Pourtant, l’auteur dès la première page de son livre, annonce n’avoir eu d’autre intention en commençant sa rédaction « que d’écrire un petit livre souriant et subtil sur le yoga » dont le titre était déjà trouvé « L’expiration ». Mais tout ne se passe pas comme prévu durant les quatre années que dure son récit – 2015/2019 – le terrorisme djihadiste et la mort dans l’attentat contre Charlie Hebdo d’un ami cher : Bernard Maris, la crise des réfugiés, une dépression lui valant un internement de quatre mois à Saint-Anne, la mort de son éditeur complice depuis 35 ans et quelques autres désillusions ou ruptures volontairement tues bouleversent son plan de vie et d’écriture. A partir de la page 152, tout bascule : « fini les singeries, fini de rire. »

Incidemment, page 162, Emmanuel Carrère se souvient avoir écrit à l’occasion de la sortie du livre Soumission, un article enthousiaste sur Michel Houellebecq, conscient qu’il lui serait de toute façon difficile d’émettre « la moindre réserve sur lui, de peur de passer pour un jaloux, ce que honnêtement je suis ». Houellebecq a obtenu le Goncourt en 2010 pour La Carte et le Territoire et a publié aussi en 2018 un article sur Emmanuel Carrère repris dans un ouvrage édité il y a quelques semaines (octobre 2020) intitulé Interventions 2020.

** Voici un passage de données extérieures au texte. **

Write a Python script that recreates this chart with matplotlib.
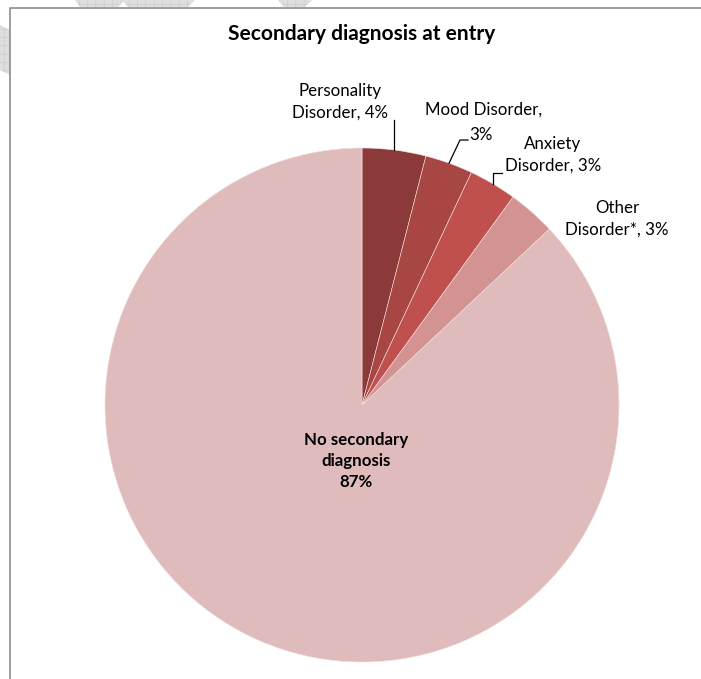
import numpy as np
import matplotlib.pyplot as plt
from matplotlib.patches import Polygon

# secondary diagnosis shares (%)
categories = ["Personality\nDisorder", "Mood Disorder,\n", "Anxiety\nDisorder", "Other\nDisorder*", "No secondary\ndiagnosis"]
values = [4, 3, 3, 3, 87]
colors = ["#8c3a39", "#a84644", "#c0504d", "#d39393", "#e0bbbb"]

plt.rcParams['font.family'] = ['Lato', 'DejaVu Sans']
plt.rcParams['hatch.linewidth'] = 0.3
plt.rcParams['hatch.color'] = '#c4c4c4'

W, H = 701, 679
fig = plt.figure(figsize=(W / 100, H / 100), dpi=100)
ax = fig.add_axes([0, 0, 1, 1])

# faint background pattern above the chart frame
for pts in [[(75, 0), (125, 0), (118, 7), (80, 7)],
            [(122, 0), (195, 0), (188, 7), (128, 7)],
            [(278, 0), (312, 0), (305, 7), (284, 7)],
            [(0, 25), (10, 30), (10, 75), (0, 70)]]:
    ax.add_patch(Polygon([(x, H - y) for x, y in pts], closed=True,
                         facecolor='#dedede', hatch='++', lw=0))

# chart frame (runs off the right and bottom edges)
ax.plot([10, 10, W + 5], [-5, H - 7.5, H - 7.5], color='#8c8c8c', lw=1.2)

cx, cy, r = 362, H - 405, 257
wedges, _ = ax.pie(values, colors=colors, startangle=90, counterclock=False,
                   center=(cx, cy), radius=r, frame=True,
                   wedgeprops=dict(edgecolor='#f2dede', linewidth=0.4))
ax.set_xlim(0, W)
ax.set_ylim(0, H)
ax.set_aspect('equal')
ax.axis('off')

ax.text(362, H - 34, "Secondary diagnosis at entry", ha='center', va='center',
        fontsize=15, fontweight='bold')

# edge point at the middle of each wedge
cum = np.cumsum([0] + values[:-1])
mid = [(c + v / 2) / 100 * 2 * np.pi for c, v in zip(cum, values)]
edge = [(cx + r * np.sin(a), cy + r * np.cos(a)) for a in mid]

fs = 12.2
ls = 1.4
# Personality
ax.text(340, H - 102, f"Personality\nDisorder, {values[0]}%", ha='center', va='center',
        fontsize=fs, linespacing=ls)
ax.plot([edge[0][0], edge[0][0]], [edge[0][1], H - 120], color='black', lw=0.9)
# Mood
ax.text(484, H - 110, "Mood Disorder,", ha='center', va='center', fontsize=fs)
ax.text(481, H - 135, f"{values[1]}%", ha='center', va='center', fontsize=fs)
ax.plot([edge[1][0], 460, 468], [edge[1][1], H - 140, H - 140], color='black', lw=0.9)
# Anxiety
ax.text(553, H - 155, f"Anxiety\nDisorder, {values[2]}%", ha='center', va='center',
        fontsize=fs, linespacing=ls)
ax.plot([edge[2][0], edge[2][0], 502], [edge[2][1], H - 173, H - 173], color='black', lw=0.9)
# Other
ax.text(617, H - 219, f"Other\nDisorder*, {values[3]}%", ha='center', va='center',
        fontsize=fs, linespacing=ls)

# main slice label
ax.text(356, H - 461, f"No secondary\ndiagnosis\n{values[4]}%", ha='center', va='center',
        fontsize=fs, fontweight='bold', linespacing=ls)

plt.savefig('out.png', dpi=100)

« Emmanuel Carrère a choisi de n’inventer ni les personnages, ni les évènements majeurs, il a choisi pour l’essentiel de se comporter en témoin ; pas un témoin exact, on est toujours obligé d’inventer plus ou moins les détails. Ce choix m’intéresse évidemment, ne serait-ce que parce que je m’en suis tenu, jusqu’à présent, à la voie inverse. Pour des raisons esthétiques, si on veut, mais aussi pour des raisons douteuses où se mêlent paresse, insolence et mégalomanie. Cette droiture intellectuelle et morale d’Emmanuel Carrère le rend capable lui et lui seul, d’aborder certains sujets moralement délicat. La question de la communauté humaine est celle qui revient de la manière la plus insistante dans ses livres. »
Ce détour par Michel Houellebecq confirme ce que dit Emmanuel Carrère de son entreprise littéraire : « je suis un homme narcissique, instable, encombré par l’obsession d’être un grand écrivain. Mais c’est mon lot, c’est mon bagage, il faut travailler avec le matériel existant et c’est dans la peau de ce bonhomme là que je dois faire la traversée. »

La lucidité chaude, la sincérité époustouflante, ironie plus douce qu’amère font la force de ce livre qui est un hymne au bonheur malgré tout et à l’amour quand même.
On peut craindre que les jurés du Goncourt soient passés à côté d’un grand livre et d’un grand auteur.